Malecha’s job is dealing with what to do when things go wrong. She constantly works with a substantial amount of trauma. This consists of communicating closely with students who need someone to talk to and developing relationships with these students.
Additionally, school shootings have brought several more trauma cases into all of the counselors’ offices. Last spring, Malecha says the threats and call-ins affected the teachers more than it did the students. She stated that she had numerous members of the staff come to talk to her about their anxiety and stress about the subject.
She also works closely with other counselors from other schools, and her job differs greatly from that of a teacher. A counselor’s job isn’t structured like a teacher’s is — it’s very flexible, fluctuating, and inconsistent.

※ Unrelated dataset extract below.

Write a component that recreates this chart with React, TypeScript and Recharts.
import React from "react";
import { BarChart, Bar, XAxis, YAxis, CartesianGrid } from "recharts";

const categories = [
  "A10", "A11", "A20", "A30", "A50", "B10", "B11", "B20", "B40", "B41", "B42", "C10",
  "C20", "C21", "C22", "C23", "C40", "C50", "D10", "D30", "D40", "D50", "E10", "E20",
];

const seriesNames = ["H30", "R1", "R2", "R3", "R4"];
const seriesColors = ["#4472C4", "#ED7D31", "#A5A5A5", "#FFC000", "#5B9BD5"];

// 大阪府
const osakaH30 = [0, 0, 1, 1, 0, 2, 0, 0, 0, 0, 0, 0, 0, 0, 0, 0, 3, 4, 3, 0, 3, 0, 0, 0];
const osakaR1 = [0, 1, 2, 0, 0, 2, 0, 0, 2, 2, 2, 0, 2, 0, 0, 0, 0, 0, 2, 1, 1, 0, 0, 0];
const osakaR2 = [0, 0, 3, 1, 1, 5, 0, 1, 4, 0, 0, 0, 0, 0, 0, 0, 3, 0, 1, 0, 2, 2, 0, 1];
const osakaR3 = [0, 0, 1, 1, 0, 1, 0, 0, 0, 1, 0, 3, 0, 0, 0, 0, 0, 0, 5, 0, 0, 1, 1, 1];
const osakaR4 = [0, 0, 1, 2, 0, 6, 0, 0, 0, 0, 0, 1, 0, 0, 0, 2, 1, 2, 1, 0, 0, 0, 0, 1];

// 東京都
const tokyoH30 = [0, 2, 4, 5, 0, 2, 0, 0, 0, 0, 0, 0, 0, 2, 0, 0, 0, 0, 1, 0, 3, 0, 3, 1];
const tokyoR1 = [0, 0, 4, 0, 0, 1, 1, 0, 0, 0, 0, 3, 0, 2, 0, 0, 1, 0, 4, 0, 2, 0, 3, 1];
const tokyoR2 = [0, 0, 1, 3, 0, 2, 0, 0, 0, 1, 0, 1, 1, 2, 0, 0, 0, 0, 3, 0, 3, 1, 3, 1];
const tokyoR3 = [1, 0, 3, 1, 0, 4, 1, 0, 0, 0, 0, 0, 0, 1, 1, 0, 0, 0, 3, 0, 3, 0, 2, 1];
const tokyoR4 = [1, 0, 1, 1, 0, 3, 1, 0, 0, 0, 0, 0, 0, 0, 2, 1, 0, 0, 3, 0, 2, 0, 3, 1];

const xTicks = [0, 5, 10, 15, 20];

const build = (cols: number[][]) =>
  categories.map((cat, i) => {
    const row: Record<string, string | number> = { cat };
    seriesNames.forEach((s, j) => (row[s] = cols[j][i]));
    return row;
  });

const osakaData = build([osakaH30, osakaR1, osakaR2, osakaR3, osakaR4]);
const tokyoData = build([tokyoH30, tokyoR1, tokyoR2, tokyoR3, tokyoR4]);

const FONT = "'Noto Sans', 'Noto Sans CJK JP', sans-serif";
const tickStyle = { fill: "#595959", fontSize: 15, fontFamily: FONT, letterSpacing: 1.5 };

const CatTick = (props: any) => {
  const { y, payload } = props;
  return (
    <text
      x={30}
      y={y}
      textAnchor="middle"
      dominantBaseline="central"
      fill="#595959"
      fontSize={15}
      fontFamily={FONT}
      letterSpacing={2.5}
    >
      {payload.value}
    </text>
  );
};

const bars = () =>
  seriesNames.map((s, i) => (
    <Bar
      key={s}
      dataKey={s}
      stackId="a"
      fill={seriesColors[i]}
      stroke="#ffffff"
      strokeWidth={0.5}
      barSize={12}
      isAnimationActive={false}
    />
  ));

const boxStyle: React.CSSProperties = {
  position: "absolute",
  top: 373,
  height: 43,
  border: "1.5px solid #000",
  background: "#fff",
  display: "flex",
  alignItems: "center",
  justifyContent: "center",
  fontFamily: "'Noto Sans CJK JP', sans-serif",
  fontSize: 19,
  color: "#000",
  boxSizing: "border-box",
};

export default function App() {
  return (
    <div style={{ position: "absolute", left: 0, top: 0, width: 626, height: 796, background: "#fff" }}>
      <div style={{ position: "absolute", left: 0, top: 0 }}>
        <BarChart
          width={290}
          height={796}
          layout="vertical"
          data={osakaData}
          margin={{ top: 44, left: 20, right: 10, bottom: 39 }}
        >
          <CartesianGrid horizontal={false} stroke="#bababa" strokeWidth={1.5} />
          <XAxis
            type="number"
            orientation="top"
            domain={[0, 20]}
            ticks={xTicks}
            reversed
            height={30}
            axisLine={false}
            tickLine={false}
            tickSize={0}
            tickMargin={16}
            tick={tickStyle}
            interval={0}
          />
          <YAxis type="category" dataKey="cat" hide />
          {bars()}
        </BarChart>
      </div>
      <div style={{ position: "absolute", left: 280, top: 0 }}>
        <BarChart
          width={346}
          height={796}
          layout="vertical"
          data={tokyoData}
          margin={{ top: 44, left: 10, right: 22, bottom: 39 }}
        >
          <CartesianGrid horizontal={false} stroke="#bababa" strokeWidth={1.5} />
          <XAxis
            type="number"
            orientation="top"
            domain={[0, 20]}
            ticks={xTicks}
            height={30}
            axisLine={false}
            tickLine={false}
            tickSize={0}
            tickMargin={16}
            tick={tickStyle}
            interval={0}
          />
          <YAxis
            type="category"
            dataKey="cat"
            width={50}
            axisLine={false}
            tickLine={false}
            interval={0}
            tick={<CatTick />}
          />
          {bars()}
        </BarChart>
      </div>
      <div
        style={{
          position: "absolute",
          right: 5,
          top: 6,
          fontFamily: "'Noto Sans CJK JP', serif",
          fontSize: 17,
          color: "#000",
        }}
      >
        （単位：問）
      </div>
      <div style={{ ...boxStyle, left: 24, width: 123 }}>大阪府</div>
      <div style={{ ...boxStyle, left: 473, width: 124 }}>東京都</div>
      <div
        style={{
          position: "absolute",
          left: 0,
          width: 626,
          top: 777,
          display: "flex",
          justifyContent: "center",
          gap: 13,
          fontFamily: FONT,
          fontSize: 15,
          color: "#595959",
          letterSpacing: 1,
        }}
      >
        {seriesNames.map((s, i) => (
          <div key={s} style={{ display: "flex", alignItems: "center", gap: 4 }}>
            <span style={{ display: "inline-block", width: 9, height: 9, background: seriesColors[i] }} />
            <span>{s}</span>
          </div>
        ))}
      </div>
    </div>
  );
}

Malecha’s job never goes according to the schedule. Conflicts often come up that need more attention than what was previously planned.
More often than not, Malecha ends up doing something far different than what she originally thought, helping students with any needs they have, talking to parents, or even receiving phone calls from random people in the Broomfield community that couldn’t think of who else to call.
With her schedule being incredibly busy, Malecha tries to balance her time as effectively as she can. “There really is no time management,” she said. “It’s like if you find yourself with five minutes, great.”
When she does find herself with rare free time, she and the other counselors visit and tour colleges to get a feel and acquire valuable information to be able to best advise seniors with their college decisions.
Even throughout all of the difficulties Malecha encounters each school year she spends at Broomfield High School, she couldn’t envision herself anywhere else. She has developed strong relationships with students, and the faculty have become some of her best friends. “People in this office are my family,” she said.